El hombre comienza a ser artista en el
momento en que deja de ver el mundo como un motivo de lucha animal, como
guarida o como madriguera de su hambre y de su urgencia sexual, para empezar a
sentirlo como un misterio. En el avance severo de la noche al fin de cada día,
lo abate la incertidumbre; en cada amanecer lo ilumina una nueva esperanza; con
el paso de las estaciones contrae el sentido del tiempo, y con él la angustia
ante la certeza de que va a morir. Siente en las desoladas noches repercutir
los latidos de su corazón en el lejano palpitar de los astros; siente, frente a
las infinitas lejanías marinas, un ansia inefable de liberarse a esa distancia
misteriosa. De esas emociones surgen en los tiempos primitivos los graves y
melancólicos cantos en el atardecer, coros gimientes, elegíacos y solemnes, en
cuya evocación inspira Wagner los cósmicos acentos de su canción a la Estrella
de la Tarde.
No se sabe en qué período de su historia
comenzó a cantar el hombre, pero sin duda debió ser cuando sus necesidades
elementales se sublimaron en emociones, cuando sus emociones cobraron los
nombres de alegría, de llanto, de ternura, de muda contemplación de su destino.

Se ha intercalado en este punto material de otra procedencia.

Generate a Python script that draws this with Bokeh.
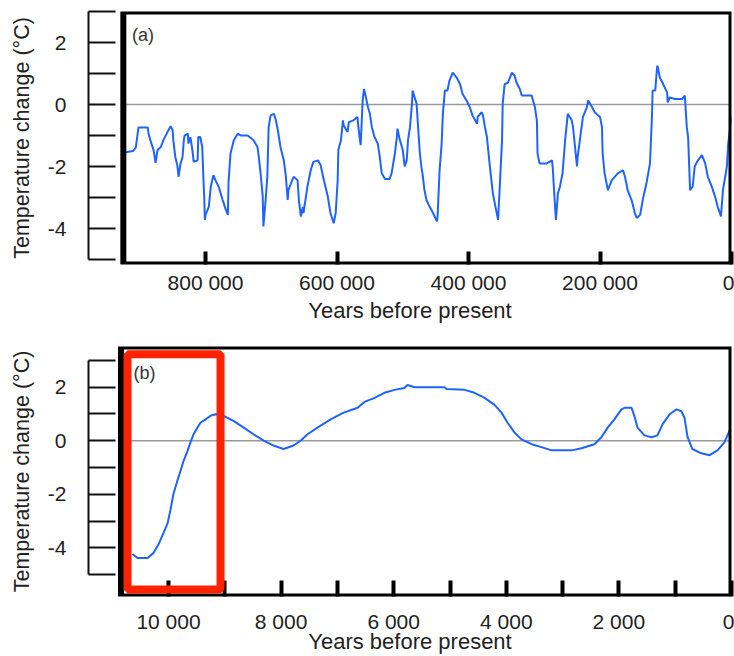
from bokeh.plotting import figure
from bokeh.layouts import column
from bokeh.models import Range1d, FixedTicker, BoxAnnotation, Label
from bokeh.embed import file_html
from bokeh.resources import INLINE

# ---------------- data: panel (a), last ~900 000 years ----------------
years_a = [922000, 910000, 906000, 903000, 902000, 888000, 887000, 884000, 879000, 876000,
           873000, 868000, 864000, 858000, 853000, 850000, 849000, 846000, 843000, 841000,
           838000, 835000, 833000, 832000, 827000, 826000, 823000, 820000, 818000, 812000,
           811000, 808000, 805000, 803000, 802000, 801000, 800000, 795000, 792000, 788000,
           785000, 780000, 774000, 769000, 766000, 765000, 762000, 757000, 751000, 746000,
           736000, 727000, 721000, 719000, 716000, 713000, 712000, 709000, 706000, 704000,
           701000, 696000, 693000, 690000, 686000, 681000, 678000, 675000, 674000, 671000,
           666000, 660000, 658000, 655000, 652000, 651000, 645000, 640000, 636000, 629000,
           625000, 620000, 614000, 610000, 605000, 602000, 599000, 598000, 594000, 591000,
           590000, 584000, 582000, 575000, 569000, 567000, 564000, 561000, 559000, 556000,
           553000, 550000, 547000, 543000, 538000, 535000, 532000, 527000, 520000, 517000,
           512000, 509000, 508000, 505000, 500000, 497000, 494000, 492000, 489000, 486000,
           485000, 482000, 479000, 477000, 474000, 471000, 470000, 467000, 464000, 459000,
           454000, 448000, 447000, 444000, 441000, 439000, 436000, 432000, 429000, 424000,
           418000, 413000, 409000, 403000, 398000, 394000, 387000, 386000, 380000, 378000,
           375000, 372000, 368000, 363000, 359000, 355000, 352000, 349000, 348000, 345000,
           340000, 334000, 330000, 327000, 322000, 319000, 304000, 299000, 296000, 295000,
           292000, 281000, 273000, 272000, 269000, 267000, 264000, 261000, 257000, 253000,
           249000, 243000, 241000, 238000, 235000, 234000, 228000, 226000, 220000, 218000,
           212000, 208000, 203000, 200000, 197000, 196000, 193000, 188000, 182000, 173000,
           165000, 162000, 158000, 152000, 147000, 144000, 139000, 135000, 129000, 124000,
           121000, 120000, 116000, 113000, 112000, 109000, 104000, 98000, 97000, 94000,
           86000, 75000, 71000, 68000, 66000, 63000, 59000, 56000, 51000, 45000,
           40000, 36000, 30000, 25000, 21000, 16000, 13000, 7000, 5000, 0]
temp_a = [-1.54, -1.50, -1.38, -0.90, -0.74, -0.74, -0.90, -1.15, -1.47, -1.88,
          -1.47, -1.37, -1.15, -0.89, -0.70, -0.83, -1.15, -1.69, -1.95, -2.33,
          -1.90, -1.70, -1.15, -1.00, -0.94, -1.26, -1.05, -1.47, -1.85, -1.80,
          -1.05, -1.05, -1.37, -2.50, -2.97, -3.72, -3.56, -3.30, -2.65, -2.28,
          -2.44, -2.65, -3.08, -3.40, -3.56, -2.50, -1.58, -1.15, -0.94, -1.00,
          -1.00, -1.15, -1.37, -1.69, -2.28, -2.97, -3.93, -3.20, -2.33, -0.73,
          -0.35, -0.30, -0.51, -0.83, -1.37, -1.80, -2.28, -3.08, -2.76, -2.60,
          -2.33, -2.44, -3.08, -3.61, -3.30, -3.50, -2.65, -2.12, -1.85, -1.80,
          -1.95, -2.44, -2.97, -3.50, -3.83, -3.50, -2.44, -1.47, -1.15, -0.51,
          -0.67, -0.89, -0.57, -0.51, -0.40, -0.83, -1.31, 0.13, 0.50, 0.23,
          -0.09, -0.30, -0.73, -1.05, -1.26, -1.69, -2.22, -2.40, -2.40, -2.22,
          -1.58, -1.05, -0.78, -1.10, -1.47, -2.00, -1.80, -1.15, -0.73, 0.03,
          0.45, 0.23, 0.03, -0.62, -1.58, -2.12, -2.22, -2.76, -3.08, -3.30,
          -3.50, -3.77, -3.60, -2.12, -1.31, -0.30, 0.45, 0.45, 0.77, 1.03,
          0.87, 0.66, 0.34, 0.13, -0.09, -0.35, -0.62, -0.40, -0.25, -0.35,
          -0.73, -1.05, -1.90, -2.86, -3.30, -3.72, -2.44, -1.15, 0.03, 0.66,
          0.71, 1.03, 0.93, 0.71, 0.50, 0.29, 0.29, -0.09, -0.51, -1.58,
          -1.90, -1.90, -1.80, -2.00, -3.08, -3.72, -2.86, -2.65, -2.22, -1.15,
          -0.30, -0.51, -0.73, -1.37, -2.00, -1.69, -0.73, -0.40, -0.09, 0.13,
          -0.09, -0.25, -0.35, -0.40, -0.73, -1.58, -2.22, -2.76, -2.44, -2.22,
          -2.12, -2.33, -2.76, -3.08, -3.50, -3.66, -3.56, -3.08, -2.50, -1.90,
          -0.40, 0.45, 0.45, 1.25, 1.20, 0.87, 0.66, 0.39, 0.07, 0.23,
          0.18, 0.18, 0.29, -0.73, -1.05, -2.76, -2.65, -2.00, -1.80, -1.63,
          -1.90, -2.33, -2.65, -2.97, -3.30, -3.61, -2.76, -2.00, -1.26, -0.40]

# ---------------- data: panel (b), last ~10 600 years ----------------
years_b = [10640, 10550, 10370, 10265, 10175, 10090, 10015, 9965, 9910, 9840,
           9785, 9730, 9660, 9610, 9555, 9485, 9430, 9340, 9255, 9165,
           9020, 8845, 8665, 8490, 8310, 8135, 7955, 7780, 7655, 7530,
           7355, 7120, 6890, 6640, 6520, 6340, 6165, 5985, 5810, 5755,
           5630, 5100, 5060, 4740, 4565, 4385, 4210, 4085, 3980, 3855,
           3730, 3550, 3375, 3195, 2840, 2665, 2435, 2310, 2200, 2080,
           1955, 1900, 1775, 1725, 1670, 1545, 1420, 1315, 1225, 1100,
           975, 890, 835, 780, 695, 535, 390, 250, 125, 35]
temp_b = [-4.23, -4.38, -4.38, -4.19, -3.86, -3.45, -3.08, -2.58, -1.97, -1.48,
          -1.11, -0.74, -0.37, -0.06, 0.24, 0.49, 0.68, 0.80, 0.93, 0.99,
          0.93, 0.74, 0.49, 0.24, 0.00, -0.18, -0.31, -0.18, 0.00, 0.24,
          0.49, 0.80, 1.05, 1.23, 1.45, 1.60, 1.79, 1.90, 1.97, 2.08,
          2.00, 2.00, 1.93, 1.90, 1.79, 1.60, 1.34, 1.05, 0.68, 0.31,
          0.05, -0.13, -0.24, -0.36, -0.36, -0.28, -0.13, 0.13, 0.49, 0.80,
          1.17, 1.23, 1.23, 0.93, 0.49, 0.20, 0.13, 0.20, 0.61, 0.99,
          1.17, 1.10, 0.86, 0.13, -0.31, -0.47, -0.54, -0.36, -0.06, 0.38]

# ---------------- ticks / labels ----------------
y_ticks = [-5, -4, -3, -2, -1, 0, 1, 2, 3]
y_tick_labels = ["", "-4", "", "-2", "", "0", "", "2", ""]
x_ticks_a = [800000, 600000, 400000, 200000, 0]
x_tick_labels_a = ["800 000", "600 000", "400 000", "200 000", "0"]
x_ticks_b = [10000, 9000, 8000, 7000, 6000, 5000, 4000, 3000, 2000, 1000, 0]
x_tick_labels_b = ["10 000", "", "8 000", "", "6 000", "", "4 000", "", "2 000", "", "0"]
y_title = "Temperature change (°C)"
x_title = "Years before present"

# highlighted interval in panel (b)
highlight_b = (10728, 9076, -5.56, 3.23)

BLUE = "#1F63FF"
FONT = "Liberation Sans"


def make_panel(years, temps, frame_left, box_left, y_range, box_y, x_ticks, x_labels,
               tag, tag_xy, height, border_top, border_bottom, tick_in,
               x_label_standoff, x_title_standoff, x_bounds):
    p = figure(width=734, height=height,
               x_range=Range1d(frame_left, 0), y_range=Range1d(*y_range),
               output_backend="svg", toolbar_location=None,
               min_border_left=88, min_border_right=3,
               min_border_top=border_top, min_border_bottom=border_bottom)
    p.outline_line_color = None
    p.grid.visible = False
    p.background_fill_color = "white"
    p.border_fill_color = "white"

    yax = p.yaxis[0]
    yax.bounds = (-5, 3)
    yax.ticker = FixedTicker(ticks=y_ticks)
    yax.major_label_overrides = {t: l for t, l in zip(y_ticks, y_tick_labels)}
    yax.major_tick_in = 27
    yax.major_tick_out = 0
    yax.major_tick_line_width = 2
    yax.major_tick_line_color = "#111111"
    yax.axis_line_width = 2
    yax.axis_line_color = "#111111"
    yax.minor_tick_line_color = None
    yax.major_label_standoff = 22
    yax.major_label_text_font = FONT
    yax.major_label_text_font_size = "21px"
    yax.major_label_text_color = "#222222"
    yax.axis_label = y_title
    yax.axis_label_text_font = FONT
    yax.axis_label_text_font_size = "21.5px"
    yax.axis_label_text_font_style = "normal"
    yax.axis_label_text_color = "#222222"
    yax.axis_label_standoff = 11

    xax = p.xaxis[0]
    xax.bounds = x_bounds
    xax.ticker = FixedTicker(ticks=x_ticks)
    xax.major_label_overrides = {t: l for t, l in zip(x_ticks, x_labels)}
    xax.axis_line_color = None
    xax.major_tick_in = tick_in
    xax.major_tick_out = 0
    xax.major_tick_line_width = 4
    xax.major_tick_line_color = "black"
    xax.minor_tick_line_color = None
    xax.major_label_standoff = x_label_standoff
    xax.major_label_text_font = FONT
    xax.major_label_text_font_size = "21px"
    xax.major_label_text_color = "#222222"
    xax.axis_label = x_title
    xax.axis_label_text_font = FONT
    xax.axis_label_text_font_size = "22px"
    xax.axis_label_text_font_style = "normal"
    xax.axis_label_text_color = "#222222"
    xax.axis_label_standoff = x_title_standoff

    # zero reference line across the data domain
    p.segment(x0=[box_left], y0=[0], x1=[0], y1=[0], line_color="#9a9a9a", line_width=1.5)
    p.line(years, temps, line_color=BLUE, line_width=2)

    p.add_layout(BoxAnnotation(left=box_left, right=0, bottom=box_y[0], top=box_y[1],
                               fill_color=None, fill_alpha=0,
                               line_color="black", line_width=6, line_alpha=1))
    p.add_layout(Label(x=tag_xy[0], y=tag_xy[1], text=tag, text_font=FONT,
                       text_font_size="18px", text_color="#333333",
                       text_align="left", text_baseline="top"))
    return p


pa = make_panel(years_a, temp_a, frame_left=978000, box_left=925000,
                y_range=(-5.16, 3.0), box_y=(-5.16, 3.0),
                x_ticks=x_ticks_a, x_labels=x_tick_labels_a,
                tag="(a)", tag_xy=(911700, 2.55),
                height=328, border_top=11, border_bottom=64, tick_in=13,
                x_label_standoff=6, x_title_standoff=1, x_bounds=(0, 860000))

pb = make_panel(years_b, temp_b, frame_left=11421, box_left=10844,
                y_range=(-5.82, 3.52), box_y=(-5.82, 3.52),
                x_ticks=x_ticks_b, x_labels=x_tick_labels_b,
                tag="(b)", tag_xy=(10622, 2.89),
                height=328, border_top=18, border_bottom=57, tick_in=16,
                x_label_standoff=13, x_title_standoff=-7, x_bounds=(0, 10105))

pb.add_layout(BoxAnnotation(left=highlight_b[0], right=highlight_b[1],
                            bottom=highlight_b[2], top=highlight_b[3],
                            fill_color=None, fill_alpha=0,
                            line_color="#FF2200", line_width=8, line_alpha=1))

layout = column(pa, pb)
open("out.html", "w").write(file_html(layout, INLINE))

Servíanle al hombre primitivo sus
instrumentos rudimentarios para satisfacer elementales necesidades de
comunicación y movimiento, mas no para expresar lo profundo de su
sentimentalidad, ni su inteligencia realzada por la conquista de la palabra, ni
su sensibilidad afinada por la vecindad de las flores, de los pájaros, del
agua. Así pues multiplicó el hombre las posibilidades sonoras de la flauta; juntando
varias entre sí de mayor a menor como los dedos de una mana, quedó inventada la
zampoña. Intuitivamente dejaba establecido con la invención de este nuevo
instrumento, uno de los principios capitales de la música, a saber, que con las
longitudes varían los sonidos. Es la zampoña uno de los instrumentos de más
rancia tradición en la historia de la música. La mitología griega le atribuye
su invención al dios Pan, deidad representativa de la naturaleza, mitad hombre
y mitad macho cabrío, que recorría los campos acompañando con su instrumento
las danzas de las ninfas. Por eso llámase también la zampoña flauta de Pan. Hoy
sigue siendo el instrumento nacional de los pueblos altiplánicos, Bolivia y el
Perú, y de ella se originó, en Europa, el majestuoso instrumento en que
esplendió la figura de Juan Sebastián Bach: el órgano.